Assuming xs: Seq[Int] and s: String the current definition of contains gives you two choices of solving xs.contains(s):

(xs: Seq[Int]).contains[Any](s: String)
(xs: Seq[Any]).contains[Any](s: Any)

The second one still works if you remove the type parameter from contains. You would need a type inference rule like “never widen the LHS type” to prevent his. Is such a rule reasonable?

smarter · September 26, 2018, 1:43pm

Type inference in Scala will fill in missing type arguments, but it will never make up a type ascription to make something typecheck.

lihaoyi · September 26, 2018, 9:15pm

Such a rule would be a gross violation of the Liskov Substitution Principle, which basically all of subtyping is built upon.
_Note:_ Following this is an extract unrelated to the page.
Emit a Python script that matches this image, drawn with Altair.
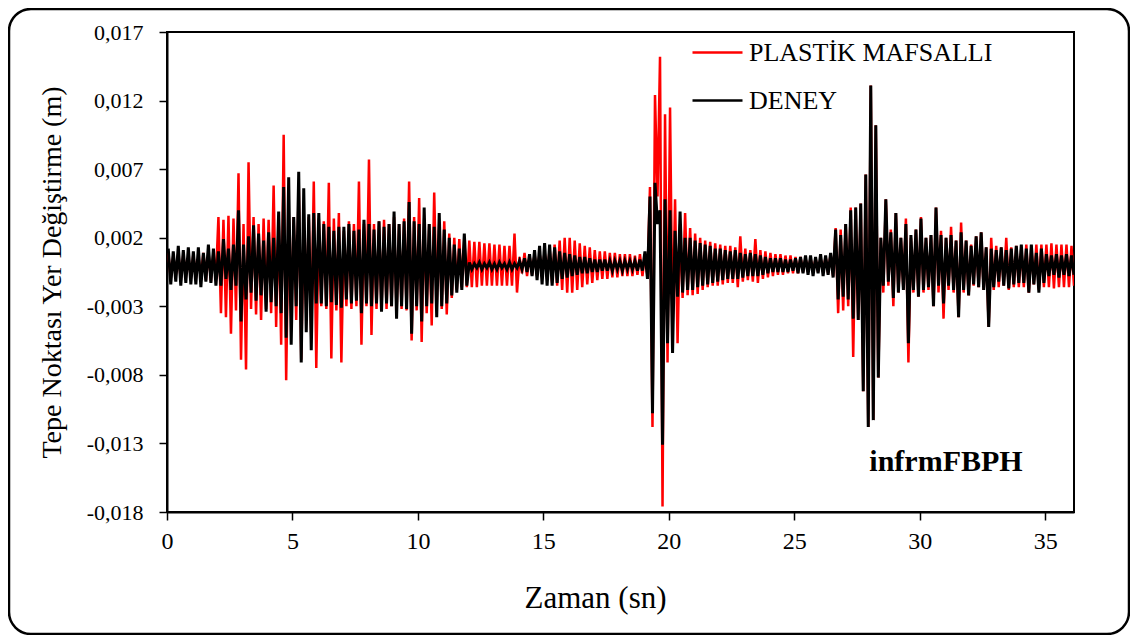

If a supertype A is allowed in the LHS position, then the subtype B <: A must also be allowed in the LHS position.

If not, you end up with an ad hoc set of rules full of holes and inconsistencies, unless you have some other sound theory you can use as a foundation to replace LSP.

Scala already lets you violate LSP with implicit magic, which when used heavily can accurately be described as ad-hoc rules full of holes and inconsistencies

szeiger · September 27, 2018, 10:43am

No, you have to distinguish between rules of the type system and type inference. If a certain type is allowed for a term that doesn’t mean you have to infer it, especially in a language with subtyping where you often have many valid choices.